Wexner’s pet cause is training the next generation of Jewish leaders with the values he most cherishes.
What’s scary is that while these guys definitely have their hearts in the right place, you also have to wonder if the corporate way of doing things is what Judaism needs right now.
Indeed, if we were looking for someone to run our business, we’d be glad to have them. But to run Judaism?
As if that wasn’t enough to give one pause, there’s a fourth macher about to play a key role on the American Jewish scene.
Surprise, surprise, he doesn’t come from the world of Jewish learning.
Rather, he’s a corporate guy. His name is Ronald Lauder and he’s the head of the giant cosmetics firm, Estee Lauder. Until about two years ago, Ronald Lauder had virtually nothing to do with the Jewish community.
Now, he is its official representative.
Lauder recently became the new head of the Conference of Presidents of Major American Jewish Organizations, the macher of machers.

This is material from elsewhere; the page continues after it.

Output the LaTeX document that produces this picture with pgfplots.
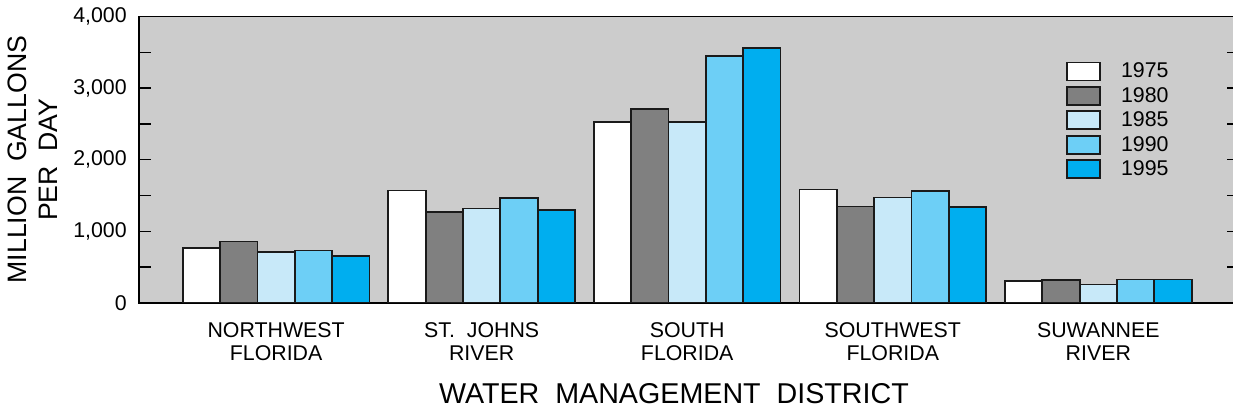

He will be the guy the White House and the Israeli prime minister turn to for the official American Jewish view of things.
He’ll be our leader, not because of his breadth of Jewish knowledge or Jewish involvement. But because he’s a corporate head and Judaism is now a corporate world.
One small taste of what that means can be seen in a speech recently given by Bronfman in which he called for the rewriting of synagogue services.
That’s right, the rewriting of synagogue services, something we used to leave in the hands of rabbis, scholars, tradition.
But not Bronfman. No, good corporate chief that he is, he said synagogue services are “long, boring and repetitive to the young Jews of today.”
And so, they must be changed, just as his company introduced spritzers when it became clear young people weren’t going in for the hard stuff.
And he warned, “Our synagogues and temples don’t belong to the rabbis.”
After all, how many shares of Judaism do they control?
There you have it. A glimpse into what the future holds.
This means that as the small shareholders, we had better keep an eye on things before our billionaire Abraham, Isaac and Jacob produce a Judaism that is neither religion nor nation.